Codebreaker

And you thought the CIA was the only agency that knew how to pick the lock on your email account

Marc Sanchez Mar 7, 2012
Codebreaker

And you thought the CIA was the only agency that knew how to pick the lock on your email account

Marc Sanchez Mar 7, 2012

Rep. Darrell Issa (R-Calif.) and Sen. Charles Grassley (R-Iowa) sent a letter to the Obama Administration asking to have employee-snooping allegations by the Food and Drug Administration looked into. Earlier this year, six whistle-blowing, ex-FDA employees filed suit against their former employer after they discovered the agency had been monitoring their work email accounts.
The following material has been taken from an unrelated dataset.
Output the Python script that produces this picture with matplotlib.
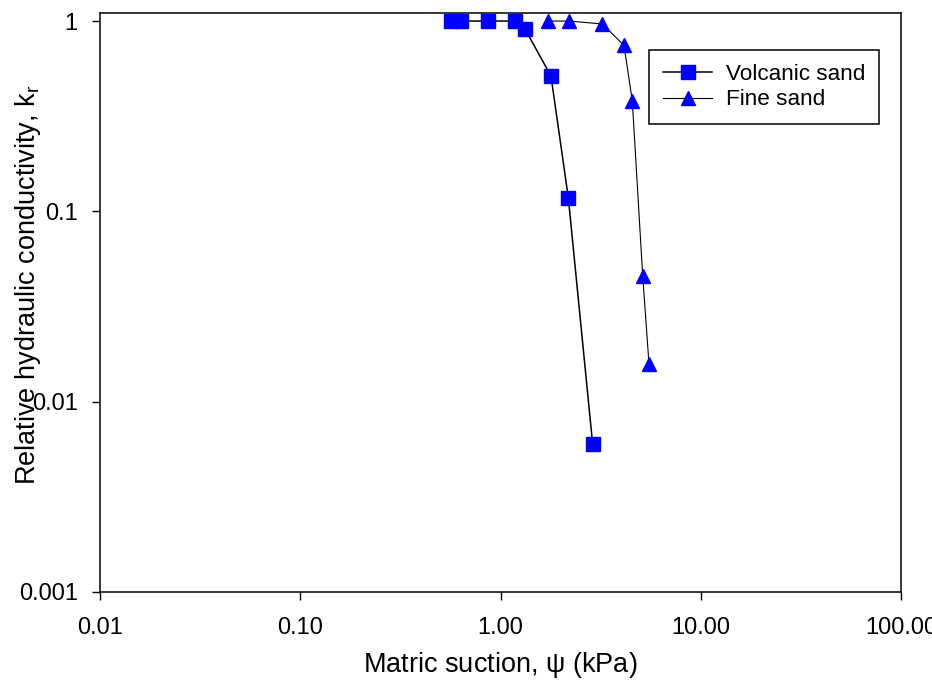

This happens all the time in the workplace, but the thing that has the two congressmen worked up is that the FDA were poking around personal Gmail and Yahoo accounts of the employees too. The lawsuit filed by the ex-FDA employees alleges that the agency snooped around their work computers, looking for passwords to their personal accounts. In a letter to the Office of Management and Budget, they write: “we request that OMB conduct a comprehensive survey of all federal agencies to determine agencies’ policies with respect monitoring federal employees’ personal e-mail accounts.” If the FDA can find a password and log into personal email accounts, who’s to say FEMA or the Senate or the Federal Reserve can’t do the same. Acting purely on a gut feeling and a few wispy shreds of a hunch, I’m pretty sure Tim Geithner has been logging into my hotmail account looking for clues as to when he should raise interest rates.